== What is being asked ==
Write the records below out in full, character for character, with no pictures.

== Saved data entries ==
↓↓↓
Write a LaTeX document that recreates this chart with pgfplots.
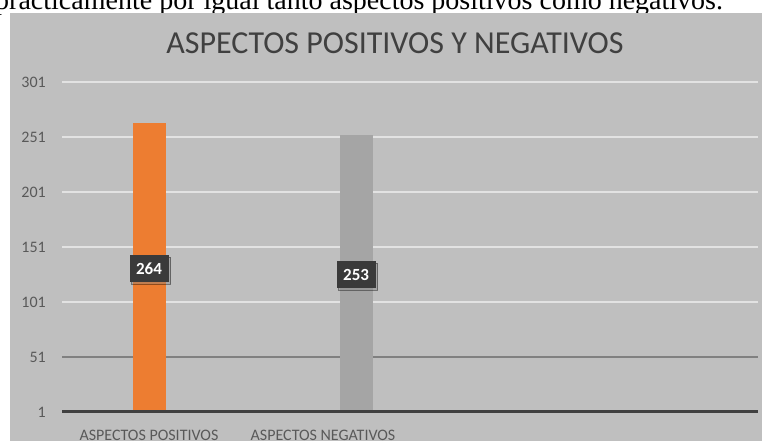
\documentclass[border=0pt]{standalone}
\usepackage{fontspec}
\setmainfont{Carlito}
\newfontfamily\serifbody{Liberation Serif}
\usepackage{pgfplots}
\pgfplotsset{compat=1.18}
\usetikzlibrary{shadows}
\definecolor{bg}{HTML}{BFBFBF}
\definecolor{titlegray}{HTML}{404040}
\definecolor{ticklab}{HTML}{595959}
\definecolor{barorange}{HTML}{ED7D31}
\definecolor{bargray}{HTML}{A5A5A5}
\definecolor{gridlight}{HTML}{E2E2E2}
\definecolor{griddark}{HTML}{808080}
\definecolor{axisdark}{HTML}{404040}
\definecolor{labelbg}{HTML}{3A3A3A}
\begin{document}
\begin{tikzpicture}
\useasboundingbox (0,0) rectangle (762pt,441pt);
\clip (0,0) rectangle (762pt,441pt);
\fill[white] (0,0) rectangle (762pt,441pt);
\node[anchor=base west, inner sep=0pt, font=\serifbody\fontsize{28}{30}\selectfont] at (-5pt,431.5pt) {prácticamente por igual tanto aspectos positivos como negativos.};
\fill[bg] (10pt,0) rectangle (762pt,428pt);
\node[anchor=base, inner sep=0pt, font=\fontsize{32}{36}\selectfont, text=titlegray] at (395pt,387pt) {ASPECTOS POSITIVOS Y NEGATIVOS};
\begin{axis}[
  at={(62pt,29pt)}, anchor=south west,
  scale only axis, width=696pt, height=330pt,
  xmin=0, xmax=4, ymin=1, ymax=301,
  ytick={101,151,...,301}, extra y ticks={51},
  extra y tick style={grid style={draw=griddark, line width=1.2pt}},
  xtick={0.5,1.5}, xticklabels={ASPECTOS POSITIVOS, ASPECTOS NEGATIVOS},
  axis line style={draw=none},
  major tick length=0pt,
  ymajorgrids, grid style={draw=gridlight, line width=1.2pt},
  yticklabel style={anchor=east, inner sep=0pt, xshift=-16pt, text=ticklab, font=\fontsize{16}{16}\selectfont},
  xticklabel style={anchor=north, inner sep=0pt, yshift=-18pt, text=ticklab, font=\fontsize{16}{16}\selectfont},
  /pgf/number format/assume math mode=true,
  clip=true,
]
\addplot[ybar, fill=barorange, draw=none, bar width=33pt, bar shift=0pt] coordinates {(0.5,264)};
\addplot[ybar, fill=bargray, draw=none, bar width=33pt, bar shift=0pt] coordinates {(1.69,253)};
\addplot[only marks, mark=none, nodes near coords, point meta=explicit symbolic,
  every node near coord/.style={anchor=center, fill=labelbg, text=white,
    font=\bfseries\fontsize{17}{17}\selectfont, minimum width=39pt, minimum height=27pt,
    inner sep=0pt, drop shadow={opacity=0.4, shadow xshift=2pt, shadow yshift=-2pt}}]
  coordinates {(0.5,131.5)[264] (1.69,126)[253]};
\end{axis}
\node[anchor=east, inner sep=0pt, text=ticklab, font=\fontsize{16}{16}\selectfont] at (46pt,29pt) {1};
\draw[axisdark, line width=3pt] (62pt,29pt) -- (758pt,29pt);
\end{tikzpicture}
\end{document}
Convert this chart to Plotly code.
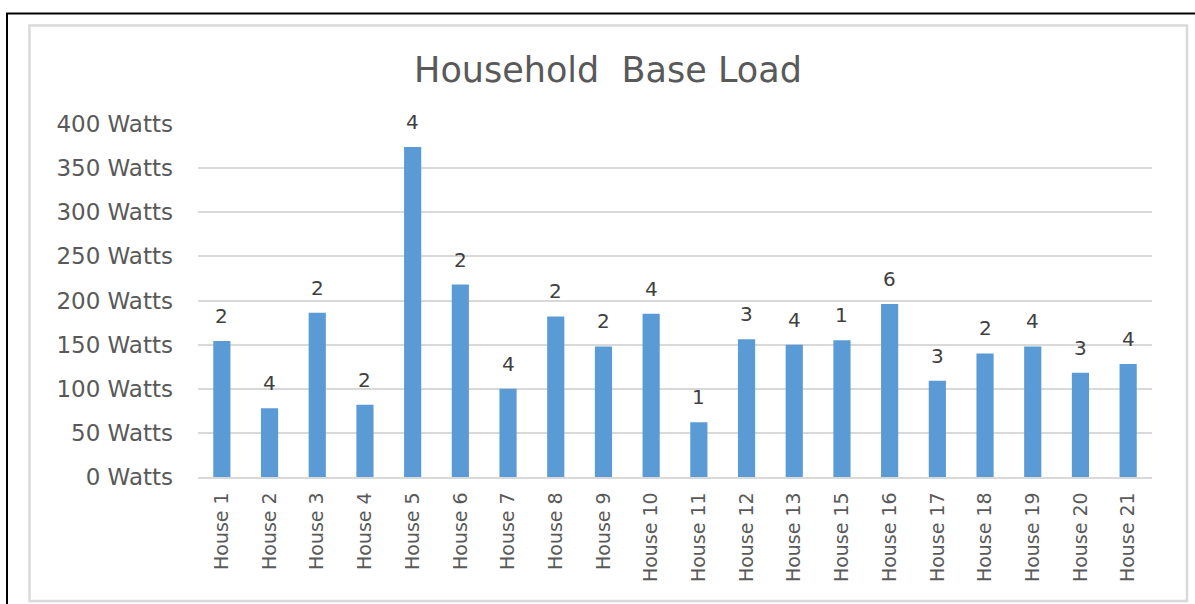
import plotly.graph_objects as go

houses = ["House 1", "House 2", "House 3", "House 4", "House 5", "House 6", "House 7",
          "House 8", "House 9", "House 10", "House 11", "House 12", "House 13", "House 15",
          "House 16", "House 17", "House 18", "House 19", "House 20", "House 21"]
base_load_watts = [154, 78, 186, 82, 374, 218, 100, 182, 148, 185, 62, 156, 150, 155,
                   196, 109, 140, 148, 118, 128]
occupants = [2, 4, 2, 2, 4, 2, 4, 2, 2, 4, 1, 3, 4, 1, 6, 3, 2, 4, 3, 4]
y_ticks = [0, 50, 100, 150, 200, 250, 300, 350, 400]
y_tick_labels = [f"{v} Watts" for v in y_ticks]

W, H = 1195, 604
ML, MR, MT, MB = 198, 43, 124, 127
PW, PH = W - ML - MR, H - MT - MB

def px(x):
    return (x - ML) / PW

def py(y):
    return (H - MB - y) / PH

TXT = "#595959"
FONT = "DejaVu Sans"

fig = go.Figure()
fig.add_trace(go.Bar(
    x=houses, y=base_load_watts,
    marker=dict(color="#5b9bd5", line=dict(width=0)),
    hoverinfo="x+y",
))

for h, v, n in zip(houses, base_load_watts, occupants):
    fig.add_annotation(x=h, y=v, text=str(n), showarrow=False, yanchor="middle",
                       yshift=25, font=dict(family=FONT, size=20, color="#404040"))

shapes = [
    dict(type="rect", xref="paper", yref="paper", x0=px(7), x1=px(1200), y0=py(13.5), y1=py(620),
         line=dict(color="black", width=2), fillcolor="rgba(0,0,0,0)", layer="below"),
    dict(type="rect", xref="paper", yref="paper", x0=px(29.5), x1=px(1187), y0=py(25.5), y1=py(601),
         line=dict(color="#d9d9d9", width=2.5), fillcolor="rgba(0,0,0,0)", layer="below"),
]

fig.update_layout(
    width=W, height=H,
    margin=dict(l=ML, r=MR, t=MT, b=MB),
    paper_bgcolor="white", plot_bgcolor="white",
    shapes=shapes,
    showlegend=False,
    bargap=0.64,
    title=dict(text="Household  Base Load", x=608 / W, xanchor="center", y=1 - 70 / H, yanchor="middle",
               xref="container", yref="container",
               font=dict(family=FONT, size=35, color=TXT)),
    font=dict(family=FONT, color=TXT),
    xaxis=dict(
        tickangle=-90, tickfont=dict(family=FONT, size=19, color=TXT),
        showline=True, linecolor="#d9d9d9", linewidth=1.5,
        ticks="", showgrid=False, ticklabelstandoff=6,
    ),
    yaxis=dict(
        range=[0, 400], tickvals=y_ticks, ticktext=y_tick_labels,
        tickfont=dict(family=FONT, size=23, color=TXT),
        showgrid=True, gridcolor="#d9d9d9", gridwidth=1.5,
        zeroline=False, ticks="", ticklabelstandoff=24,
    ),
)

fig.write_html("out.html", config={"displayModeBar": False},
               post_script="document.body.style.margin='0';document.body.style.overflow='hidden';")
↑↑↑
== The result ==
Write a LaTeX document that recreates this chart with pgfplots.
\documentclass[border=0pt]{standalone}
\usepackage{fontspec}
\setmainfont{Carlito}
\newfontfamily\serifbody{Liberation Serif}
\usepackage{pgfplots}
\pgfplotsset{compat=1.18}
\usetikzlibrary{shadows}
\definecolor{bg}{HTML}{BFBFBF}
\definecolor{titlegray}{HTML}{404040}
\definecolor{ticklab}{HTML}{595959}
\definecolor{barorange}{HTML}{ED7D31}
\definecolor{bargray}{HTML}{A5A5A5}
\definecolor{gridlight}{HTML}{E2E2E2}
\definecolor{griddark}{HTML}{808080}
\definecolor{axisdark}{HTML}{404040}
\definecolor{labelbg}{HTML}{3A3A3A}
\begin{document}
\begin{tikzpicture}
\useasboundingbox (0,0) rectangle (762pt,441pt);
\clip (0,0) rectangle (762pt,441pt);
\fill[white] (0,0) rectangle (762pt,441pt);
\node[anchor=base west, inner sep=0pt, font=\serifbody\fontsize{28}{30}\selectfont] at (-5pt,431.5pt) {prácticamente por igual tanto aspectos positivos como negativos.};
\fill[bg] (10pt,0) rectangle (762pt,428pt);
\node[anchor=base, inner sep=0pt, font=\fontsize{32}{36}\selectfont, text=titlegray] at (395pt,387pt) {ASPECTOS POSITIVOS Y NEGATIVOS};
\begin{axis}[
  at={(62pt,29pt)}, anchor=south west,
  scale only axis, width=696pt, height=330pt,
  xmin=0, xmax=4, ymin=1, ymax=301,
  ytick={101,151,...,301}, extra y ticks={51},
  extra y tick style={grid style={draw=griddark, line width=1.2pt}},
  xtick={0.5,1.5}, xticklabels={ASPECTOS POSITIVOS, ASPECTOS NEGATIVOS},
  axis line style={draw=none},
  major tick length=0pt,
  ymajorgrids, grid style={draw=gridlight, line width=1.2pt},
  yticklabel style={anchor=east, inner sep=0pt, xshift=-16pt, text=ticklab, font=\fontsize{16}{16}\selectfont},
  xticklabel style={anchor=north, inner sep=0pt, yshift=-18pt, text=ticklab, font=\fontsize{16}{16}\selectfont},
  /pgf/number format/assume math mode=true,
  clip=true,
]
\addplot[ybar, fill=barorange, draw=none, bar width=33pt, bar shift=0pt] coordinates {(0.5,264)};
\addplot[ybar, fill=bargray, draw=none, bar width=33pt, bar shift=0pt] coordinates {(1.69,253)};
\addplot[only marks, mark=none, nodes near coords, point meta=explicit symbolic,
  every node near coord/.style={anchor=center, fill=labelbg, text=white,
    font=\bfseries\fontsize{17}{17}\selectfont, minimum width=39pt, minimum height=27pt,
    inner sep=0pt, drop shadow={opacity=0.4, shadow xshift=2pt, shadow yshift=-2pt}}]
  coordinates {(0.5,131.5)[264] (1.69,126)[253]};
\end{axis}
\node[anchor=east, inner sep=0pt, text=ticklab, font=\fontsize{16}{16}\selectfont] at (46pt,29pt) {1};
\draw[axisdark, line width=3pt] (62pt,29pt) -- (758pt,29pt);
\end{tikzpicture}
\end{document}
Convert this chart to Plotly code.
import plotly.graph_objects as go

houses = ["House 1", "House 2", "House 3", "House 4", "House 5", "House 6", "House 7",
          "House 8", "House 9", "House 10", "House 11", "House 12", "House 13", "House 15",
          "House 16", "House 17", "House 18", "House 19", "House 20", "House 21"]
base_load_watts = [154, 78, 186, 82, 374, 218, 100, 182, 148, 185, 62, 156, 150, 155,
                   196, 109, 140, 148, 118, 128]
occupants = [2, 4, 2, 2, 4, 2, 4, 2, 2, 4, 1, 3, 4, 1, 6, 3, 2, 4, 3, 4]
y_ticks = [0, 50, 100, 150, 200, 250, 300, 350, 400]
y_tick_labels = [f"{v} Watts" for v in y_ticks]

W, H = 1195, 604
ML, MR, MT, MB = 198, 43, 124, 127
PW, PH = W - ML - MR, H - MT - MB

def px(x):
    return (x - ML) / PW

def py(y):
    return (H - MB - y) / PH

TXT = "#595959"
FONT = "DejaVu Sans"

fig = go.Figure()
fig.add_trace(go.Bar(
    x=houses, y=base_load_watts,
    marker=dict(color="#5b9bd5", line=dict(width=0)),
    hoverinfo="x+y",
))

for h, v, n in zip(houses, base_load_watts, occupants):
    fig.add_annotation(x=h, y=v, text=str(n), showarrow=False, yanchor="middle",
                       yshift=25, font=dict(family=FONT, size=20, color="#404040"))

shapes = [
    dict(type="rect", xref="paper", yref="paper", x0=px(7), x1=px(1200), y0=py(13.5), y1=py(620),
         line=dict(color="black", width=2), fillcolor="rgba(0,0,0,0)", layer="below"),
    dict(type="rect", xref="paper", yref="paper", x0=px(29.5), x1=px(1187), y0=py(25.5), y1=py(601),
         line=dict(color="#d9d9d9", width=2.5), fillcolor="rgba(0,0,0,0)", layer="below"),
]

fig.update_layout(
    width=W, height=H,
    margin=dict(l=ML, r=MR, t=MT, b=MB),
    paper_bgcolor="white", plot_bgcolor="white",
    shapes=shapes,
    showlegend=False,
    bargap=0.64,
    title=dict(text="Household  Base Load", x=608 / W, xanchor="center", y=1 - 70 / H, yanchor="middle",
               xref="container", yref="container",
               font=dict(family=FONT, size=35, color=TXT)),
    font=dict(family=FONT, color=TXT),
    xaxis=dict(
        tickangle=-90, tickfont=dict(family=FONT, size=19, color=TXT),
        showline=True, linecolor="#d9d9d9", linewidth=1.5,
        ticks="", showgrid=False, ticklabelstandoff=6,
    ),
    yaxis=dict(
        range=[0, 400], tickvals=y_ticks, ticktext=y_tick_labels,
        tickfont=dict(family=FONT, size=23, color=TXT),
        showgrid=True, gridcolor="#d9d9d9", gridwidth=1.5,
        zeroline=False, ticks="", ticklabelstandoff=24,
    ),
)

fig.write_html("out.html", config={"displayModeBar": False},
               post_script="document.body.style.margin='0';document.body.style.overflow='hidden';")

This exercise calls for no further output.